The Australian Securities and Investments Commission (ASIC) has been told that rather than seeking to issue new guidance on Product Disclosure Statements (PDSs), the underlying legislation should be changed to ensure consumers received greater clarity around fees and costs.
The Association of Superannuation Funds of Australia (ASFA) has filed a highly pointed submission with ASIC arguing that formal legislative and regulatory effort is needed to address longstanding fee disclosure issues.
"ASFA's strongly preferred approach would be for Treasury to undertake a comprehensive review of the intended policy outcomes and legislative provisions, in place of the on-going, piece-meal approach that ASIC has been forced to adopt in order to address the underlying legislative issues," the submission said.
It said the primary purpose of PDS disclosure was to allow consumers to compare products, including direct fees and indirect costs that they might be exposed to.
"The starting point to achieving consistency and accuracy is for clear requirements in the primary legislation and supporting regulation," the ASFA submission said.
It went on to say that it believed the differences in the fee disclosure requirements for superannuation funds and managed funds were unnecessary, did not appear logical and might prove to be counter-productive.

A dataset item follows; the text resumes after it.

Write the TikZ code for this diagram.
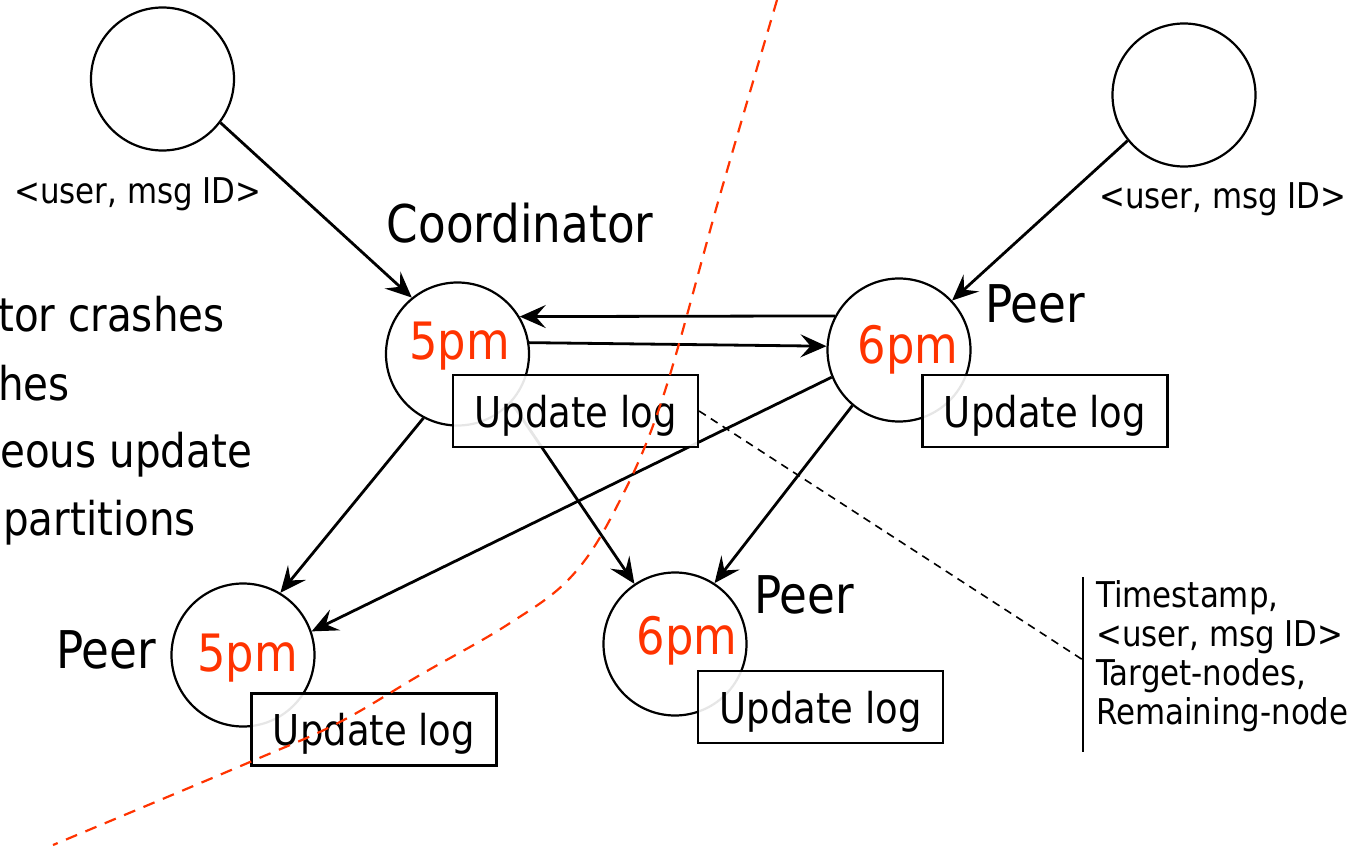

"Applying separate requirements makes it difficult for consumers to compare these products and for product issuers to manage these disclosure obligations efficiently," the submission said. "It is not clear to ASFA what is the policy objective for the differences. As a result of the differences, disclosure practices will diverge rather than achieve a level of consistency that should be the policy objective."
"ASFA is not is not confident that total investment related fees and costs will be disclosed consistently across the industry as a result of these changes," it said.